** begin Given entries **
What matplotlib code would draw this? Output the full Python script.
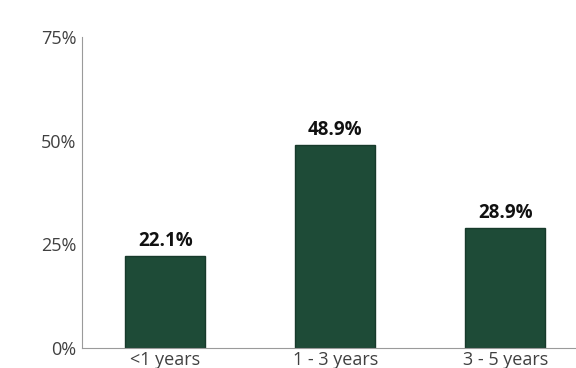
import matplotlib
matplotlib.use("Agg")
import matplotlib.pyplot as plt
from matplotlib.ticker import FuncFormatter

categories = ["<1 years", "1 - 3 years", "3 - 5 years"]
values = [22.1, 48.9, 28.9]
yticks = [0, 25, 50, 75]

plt.rcParams["font.family"] = ["Open Sans", "DejaVu Sans"]

fig = plt.figure(figsize=(5.76, 3.68), dpi=100)
ax = fig.add_axes([0.1424, 0.0543, 0.8576, 0.8452])

x = list(range(len(categories)))
bars = ax.bar(x, values, width=0.47, color="#1e4b37", edgecolor="#173a2b", linewidth=1.0)

for xi, v in zip(x, values):
    ax.annotate(f"{v:.1f}%", (xi, v), xytext=(0, 4), textcoords="offset points",
                ha="center", va="bottom", fontsize=13.5, fontweight="bold", color="#111111")

ax.set_xlim(-0.49, 2.416)
ax.set_ylim(0, 75)
ax.set_yticks(yticks)
ax.yaxis.set_major_formatter(FuncFormatter(lambda v, _: f"{v:.0f}%"))
ax.set_xticks(x)
ax.set_xticklabels(categories)

for side in ["top", "right"]:
    ax.spines[side].set_visible(False)
ax.spines["left"].set_color("#9a9a9a")
ax.spines["bottom"].set_color("#9a9a9a")
ax.tick_params(axis="y", length=0, pad=4, labelsize=13, labelcolor="#404040")
ax.tick_params(axis="x", length=0, pad=2, labelsize=13, labelcolor="#404040")

fig.savefig("out.png", dpi=100)
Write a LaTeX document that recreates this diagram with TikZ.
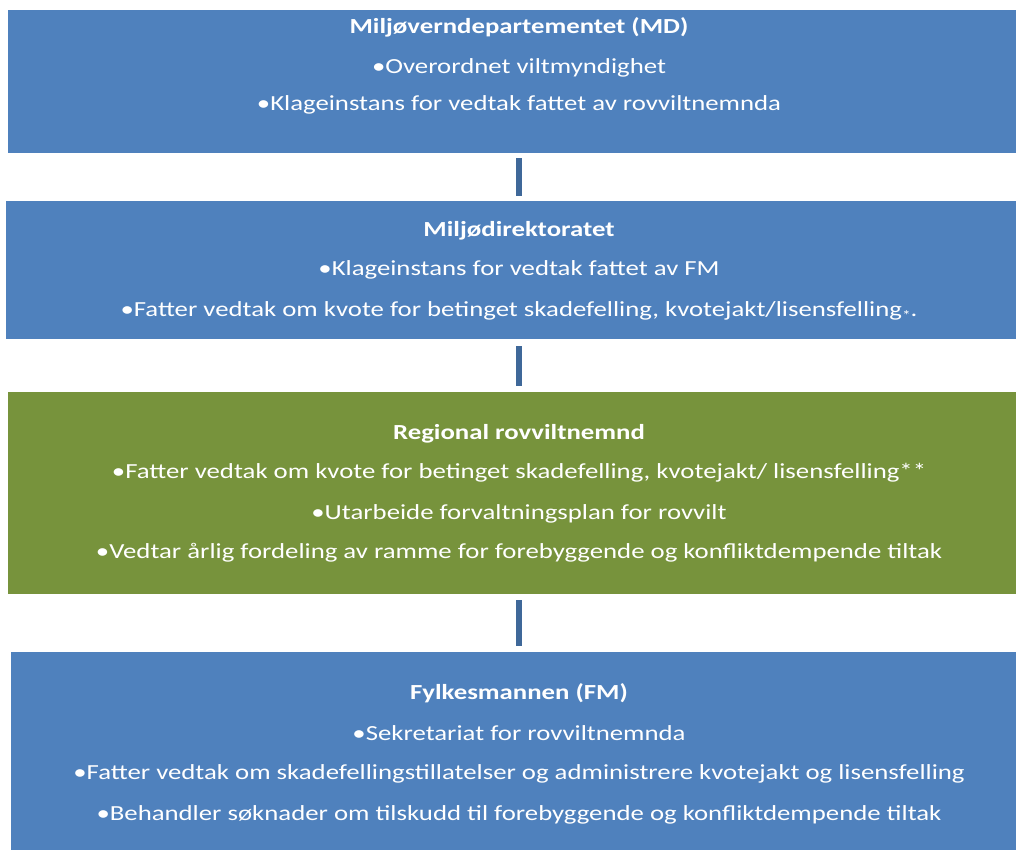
\documentclass[tikz,border=0pt]{standalone}
\usepackage{fontspec}
\setmainfont{Carlito}[FakeStretch=1.245]
\definecolor{boxblue}{HTML}{4F81BD}
\definecolor{boxgreen}{HTML}{77933C}
\definecolor{conncol}{HTML}{3F6899}
\begin{document}
\begin{tikzpicture}[x=1pt,y=-1pt,
  panel/.style={fill=boxblue, draw=none, inner sep=0pt, anchor=north west},
  greenpanel/.style={panel, fill=boxgreen},
  txt/.style={text=white, inner sep=0pt, anchor=center, font=\fontsize{21.5}{24}\selectfont},
  conn/.style={draw=conncol, line width=6pt, shorten >=5pt, shorten <=5pt}]
\useasboundingbox (0,0) rectangle (1016,850);
% boxes
\node[panel, minimum width=1008pt, minimum height=143pt] (b1) at (8,10) {};
\node[panel, minimum width=1010pt, minimum height=138pt] (b2) at (6,201) {};
\node[greenpanel, minimum width=1008pt, minimum height=202pt] (b3) at (8,392) {};
\node[panel, minimum width=1005pt, minimum height=198pt] (b4) at (11,652) {};
% box 1 text
\node[txt] (t1a) at (519,27) {\bfseries Miljøverndepartementet (MD)};
\node[txt] (t1b) at (519,68) {•Overordnet viltmyndighet};
\node[txt] (t1c) at (519,105) {•Klageinstans for vedtak fattet av rovviltnemnda};
% box 2 text
\node[txt] (t2a) at (519,231) {\bfseries Miljødirektoratet};
\node[txt] (t2b) at (519,270) {•Klageinstans for vedtak fattet av FM};
\node[txt] (t2c) at (519,311) {•Fatter vedtak om kvote for betinget skadefelling, kvotejakt/lisensfelling\raisebox{-4pt}{\fontsize{14}{14}\selectfont*}.};
% box 3 text
\node[txt] (t3a) at (519,434) {\bfseries Regional rovviltnemnd};
\node[txt] (t3b) at (519,473) {•Fatter vedtak om kvote for betinget skadefelling, kvotejakt/ lisensfelling**};
\node[txt] (t3c) at (519,514) {•Utarbeide forvaltningsplan for rovvilt};
\node[txt] (t3d) at (519,553) {•Vedtar årlig fordeling av ramme for forebyggende og konfliktdempende tiltak};
% box 4 text
\node[txt] (t4a) at (519,693) {\bfseries Fylkesmannen (FM)};
\node[txt] (t4b) at (519,733) {•Sekretariat for rovviltnemnda};
\node[txt] (t4c) at (519,774) {•Fatter vedtak om skadefellingstillatelser og administrere kvotejakt og lisensfelling};
\node[txt] (t4d) at (519,815) {•Behandler søknader om tilskudd til forebyggende og konfliktdempende tiltak};
% connectors
\draw[conn] (b1.south -| t1a) -- (b2.north -| t1a);
\draw[conn, shorten >=6pt, shorten <=7pt] (b2.south -| t1a) -- (b3.north -| t1a);
\draw[conn, shorten >=6pt, shorten <=6pt] (b3.south -| t1a) -- (b4.north -| t1a);
\end{tikzpicture}
\end{document}
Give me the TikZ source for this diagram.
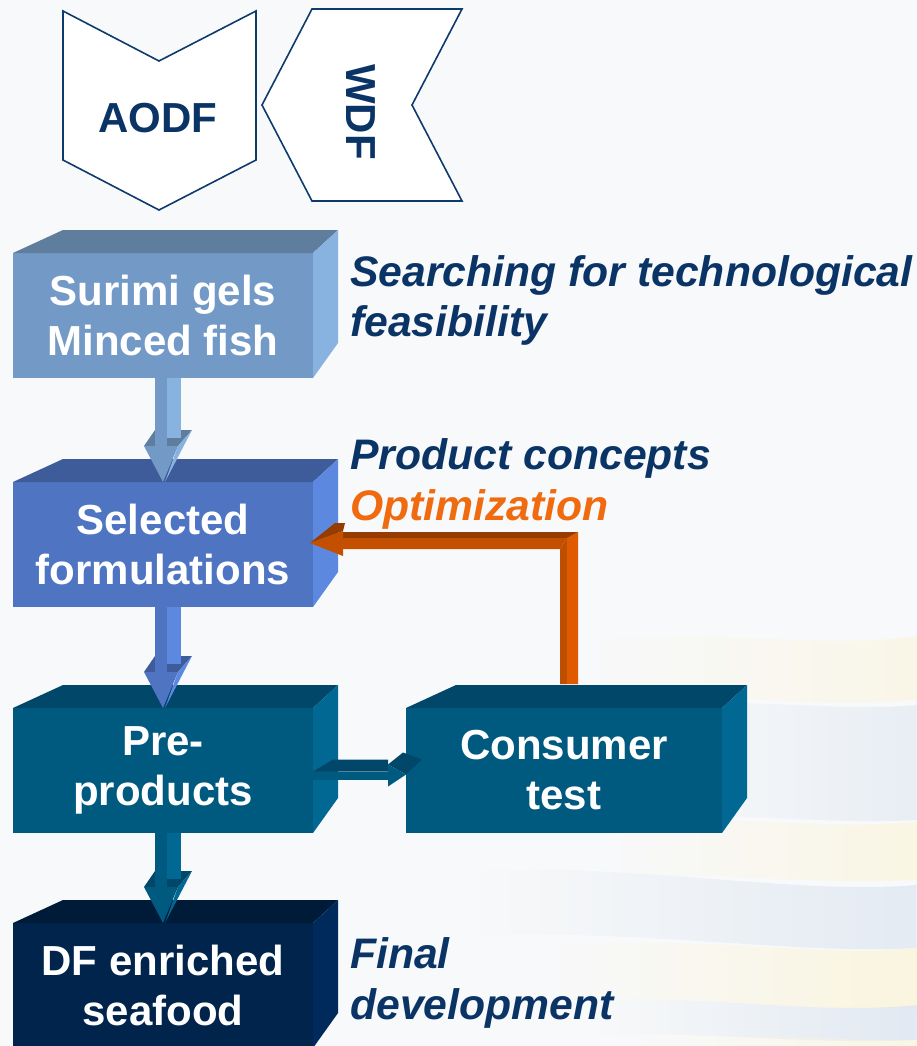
** end Given entries **
Leave out the pictures and copy every record above exactly.

_Expected answer_
What matplotlib code would draw this? Output the full Python script.
import matplotlib
matplotlib.use("Agg")
import matplotlib.pyplot as plt
from matplotlib.ticker import FuncFormatter

categories = ["<1 years", "1 - 3 years", "3 - 5 years"]
values = [22.1, 48.9, 28.9]
yticks = [0, 25, 50, 75]

plt.rcParams["font.family"] = ["Open Sans", "DejaVu Sans"]

fig = plt.figure(figsize=(5.76, 3.68), dpi=100)
ax = fig.add_axes([0.1424, 0.0543, 0.8576, 0.8452])

x = list(range(len(categories)))
bars = ax.bar(x, values, width=0.47, color="#1e4b37", edgecolor="#173a2b", linewidth=1.0)

for xi, v in zip(x, values):
    ax.annotate(f"{v:.1f}%", (xi, v), xytext=(0, 4), textcoords="offset points",
                ha="center", va="bottom", fontsize=13.5, fontweight="bold", color="#111111")

ax.set_xlim(-0.49, 2.416)
ax.set_ylim(0, 75)
ax.set_yticks(yticks)
ax.yaxis.set_major_formatter(FuncFormatter(lambda v, _: f"{v:.0f}%"))
ax.set_xticks(x)
ax.set_xticklabels(categories)

for side in ["top", "right"]:
    ax.spines[side].set_visible(False)
ax.spines["left"].set_color("#9a9a9a")
ax.spines["bottom"].set_color("#9a9a9a")
ax.tick_params(axis="y", length=0, pad=4, labelsize=13, labelcolor="#404040")
ax.tick_params(axis="x", length=0, pad=2, labelsize=13, labelcolor="#404040")

fig.savefig("out.png", dpi=100)
Write a LaTeX document that recreates this diagram with TikZ.
\documentclass[tikz,border=0pt]{standalone}
\usepackage{fontspec}
\setmainfont{Carlito}[FakeStretch=1.245]
\definecolor{boxblue}{HTML}{4F81BD}
\definecolor{boxgreen}{HTML}{77933C}
\definecolor{conncol}{HTML}{3F6899}
\begin{document}
\begin{tikzpicture}[x=1pt,y=-1pt,
  panel/.style={fill=boxblue, draw=none, inner sep=0pt, anchor=north west},
  greenpanel/.style={panel, fill=boxgreen},
  txt/.style={text=white, inner sep=0pt, anchor=center, font=\fontsize{21.5}{24}\selectfont},
  conn/.style={draw=conncol, line width=6pt, shorten >=5pt, shorten <=5pt}]
\useasboundingbox (0,0) rectangle (1016,850);
% boxes
\node[panel, minimum width=1008pt, minimum height=143pt] (b1) at (8,10) {};
\node[panel, minimum width=1010pt, minimum height=138pt] (b2) at (6,201) {};
\node[greenpanel, minimum width=1008pt, minimum height=202pt] (b3) at (8,392) {};
\node[panel, minimum width=1005pt, minimum height=198pt] (b4) at (11,652) {};
% box 1 text
\node[txt] (t1a) at (519,27) {\bfseries Miljøverndepartementet (MD)};
\node[txt] (t1b) at (519,68) {•Overordnet viltmyndighet};
\node[txt] (t1c) at (519,105) {•Klageinstans for vedtak fattet av rovviltnemnda};
% box 2 text
\node[txt] (t2a) at (519,231) {\bfseries Miljødirektoratet};
\node[txt] (t2b) at (519,270) {•Klageinstans for vedtak fattet av FM};
\node[txt] (t2c) at (519,311) {•Fatter vedtak om kvote for betinget skadefelling, kvotejakt/lisensfelling\raisebox{-4pt}{\fontsize{14}{14}\selectfont*}.};
% box 3 text
\node[txt] (t3a) at (519,434) {\bfseries Regional rovviltnemnd};
\node[txt] (t3b) at (519,473) {•Fatter vedtak om kvote for betinget skadefelling, kvotejakt/ lisensfelling**};
\node[txt] (t3c) at (519,514) {•Utarbeide forvaltningsplan for rovvilt};
\node[txt] (t3d) at (519,553) {•Vedtar årlig fordeling av ramme for forebyggende og konfliktdempende tiltak};
% box 4 text
\node[txt] (t4a) at (519,693) {\bfseries Fylkesmannen (FM)};
\node[txt] (t4b) at (519,733) {•Sekretariat for rovviltnemnda};
\node[txt] (t4c) at (519,774) {•Fatter vedtak om skadefellingstillatelser og administrere kvotejakt og lisensfelling};
\node[txt] (t4d) at (519,815) {•Behandler søknader om tilskudd til forebyggende og konfliktdempende tiltak};
% connectors
\draw[conn] (b1.south -| t1a) -- (b2.north -| t1a);
\draw[conn, shorten >=6pt, shorten <=7pt] (b2.south -| t1a) -- (b3.north -| t1a);
\draw[conn, shorten >=6pt, shorten <=6pt] (b3.south -| t1a) -- (b4.north -| t1a);
\end{tikzpicture}
\end{document}
Give me the TikZ source for this diagram.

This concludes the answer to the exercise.